Even when accounting for upstream electricity production, plug-in vehicles emit less global warming pollution than conventional vehicles. Considering the national average electricity generation mix, first-generation plug-in vehicles like the Chevy Volt and Nissan LEAF cut emissions by 40 percent from today’s cars. In places with cleaner grids, the benefits are larger. The opposite holds true, of course. Dirtier grids mean the benefits are lower. However, even in regions that are heavily dependent on conventional coal plants, plug-in vehicles are cleaner than conventional cars.

Plug-in vehicles get cleaner as the electricity supply gets cleaner. To maximize reductions in carbon pollution—while moving us off oil—the U.S. should continue to clean up the grid as we put plug-in vehicles on the road. Both take time but we can do these activities in parallel. Plug-in vehicles will not replace the on-road fleet of vehicle overnight. Even if we reach President Obama’s achievable goal of putting 1 million plug-in vehicles on the road by 2015 and continue to ramp up, electric vehicles will be less than 10 percent of the on-road fleet in 2025. Because cars last a long time, it can take roughly 15 years for new technologies to penetrate the entire on-road fleet. For plug-in vehicles the timeline may be even longer because switching to electric-drive is a big step for consumers away from the petroleum internal combustion engine vehicles that have been around for 100 years.

Plug-in vehicle incentives and other targeted government policies can play an important role in ensuring that we one day reach the of goal truly green car fleet. Incentives help drive early volumes that spur battery and vehicle system innovation and cut costs.

Third, advanced biofuels can provide significant environmental benefits and we should shift our policies to promote these truly sustainable fuels. If done right, biofuels could cut carbon pollution dramatically. According to EPA, reductions of 60 percent or more compared to gasoline are achievable. My NRDC colleagues Nathanael Greene and Sasha Lyutse have commented extensively on ways to put biofuels on a green path including the adoption of a Green Biofuels Tax Credit that would replace supports on established corn ethanol.

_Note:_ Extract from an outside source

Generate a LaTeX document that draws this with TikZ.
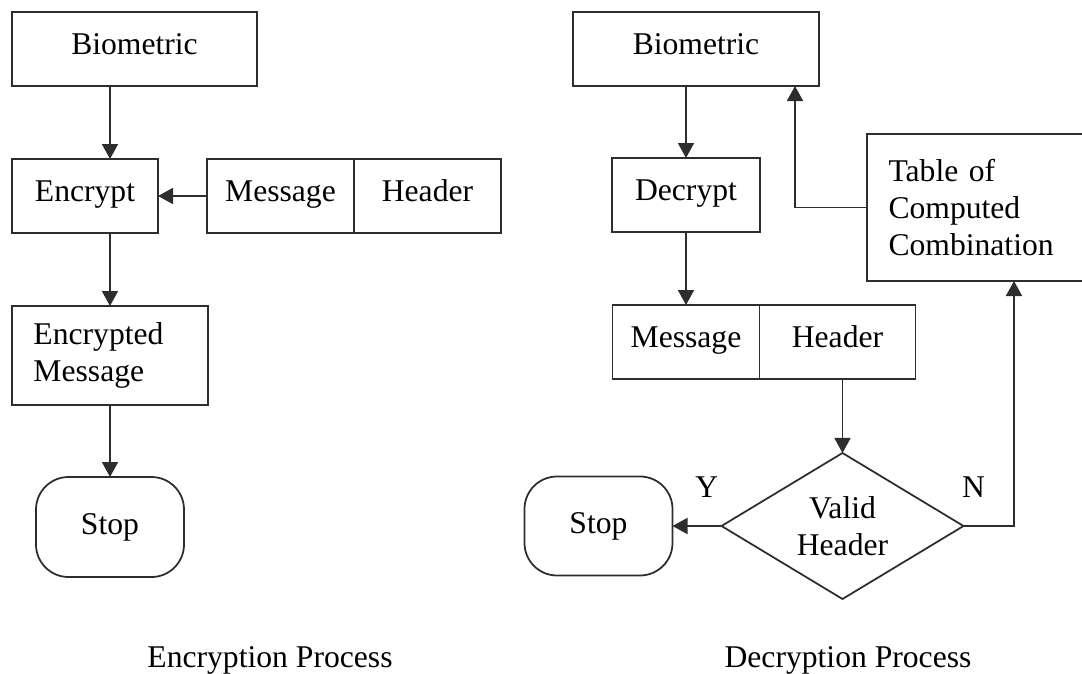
\documentclass[tikz,border=0pt]{standalone}
\usepackage{fontspec}
\setmainfont{Liberation Serif}
\usepackage{tikz}
\usetikzlibrary{arrows.meta,positioning,shapes.geometric}
\definecolor{flowline}{RGB}{45,45,45}

\begin{document}
\begin{tikzpicture}[
    every node/.style={font=\fontsize{18}{21}\selectfont, align=center},
    procbox/.style={rectangle, draw=flowline, line width=1pt, inner sep=0pt, outer sep=0pt},
    cellbox/.style={procbox, text height=0.88em, text depth=0.2em, minimum height=1.48cm},
    textbox/.style={procbox, align=left, inner xsep=0.43cm},
    stopbox/.style={procbox, rounded corners=0.65cm, minimum width=2.96cm, minimum height=2.0cm},
    decision/.style={diamond, draw=flowline, line width=1pt, inner sep=0pt, outer sep=0pt, aspect=1.66, minimum width=4.84cm, minimum height=2.92cm},
    arr/.style={-{Triangle[length=0.3cm, width=0.32cm]}, line width=1pt, draw=flowline}
]
\useasboundingbox (0,0) rectangle (21.64,-13.48);

% encryption side
\node[cellbox, minimum width=4.90cm, anchor=north west] (bio1) at (0.24,-0.24) {Biometric};
\node[cellbox, minimum width=2.92cm, below=1.46cm of bio1.south west, anchor=north west] (enc) {Encrypt};
\node[cellbox, minimum width=2.94cm, right=0.98cm of enc] (msg1) {Message};
\node[cellbox, minimum width=2.94cm, right=0pt of msg1] (hdr1) {Header};
\node[textbox, text width=3.06cm, minimum height=1.98cm, below=1.46cm of enc.south west, anchor=north west] (encmsg) {Encrypted\\Message};
\node[stopbox, below=1.44cm of encmsg] (stop1) {Stop};

\draw[arr] (bio1.south -| encmsg) -- (enc.north -| encmsg);
\draw[arr] (msg1.west) -- (enc.east);
\draw[arr] (enc.south -| encmsg) -- (encmsg.north);
\draw[arr] (encmsg) -- (stop1);

% decryption side
\node[cellbox, minimum width=4.92cm, anchor=north west] (bio2) at (11.46,-0.24) {Biometric};
\node[cellbox, minimum width=2.96cm] (dec) at (13.72,-3.90) {Decrypt};
\node[textbox, text width=5.02cm, minimum height=2.94cm] (table) at (20.28,-4.15) {Table of\\Computed\\Combination};
\node[cellbox, minimum width=2.94cm, below=1.46cm of dec] (msg2) {Message};
\node[cellbox, minimum width=3.12cm, right=0pt of msg2] (hdr2) {Header};
\node[decision, below=1.48cm of hdr2, xshift=0.1cm] (valid) {Valid\\Header};
\node[stopbox, minimum height=1.98cm, left=0.98cm of valid] (stop2) {Stop};

\draw[arr] (bio2.south -| dec) -- (dec);
\draw[arr] (dec) -- (msg2);
\draw[arr] (hdr2.south -| valid) -- (valid);
\draw[arr] (valid) -- node[pos=0.3, above=0.44cm] {Y} (stop2);
\draw[arr] (valid.east) -| node[pos=0.1, above=0.44cm] {N} (table);
\draw[arr] (table.west) -| ([xshift=-0.48cm]bio2.south east);

% captions
\node[anchor=base] (enccap) at (5.40,-13.34) {Encryption Process};
\node[anchor=base] (deccap) at (16.96,-13.34) {Decryption Process};

\end{tikzpicture}
\end{document}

Analogous to vehicles, the fuels market should be driven by a technology-neutral performance standard such as the low carbon fuel standard (LCFS) that exists in California and is in development by 11 states in the Northeast and Mid-Atlantic region. The standard establishes a gradual trajectory to shift from petroleum transportation fuels to low carbon alternatives such as advanced biofuels and electricity.

In many ways, we are on the right road to greening our vehicles. We are improving vehicle standards and we know many of the policy tools that can move our transportation system away from oil to a cleaner, more diversified mix of fuels. It’s time to shift the policies into high gear. Let’s put American ingenuity to work by raising fuel economy to 60 mpg and setting national performance standards that promote low-carbon fuels. We can all benefit from more green choices.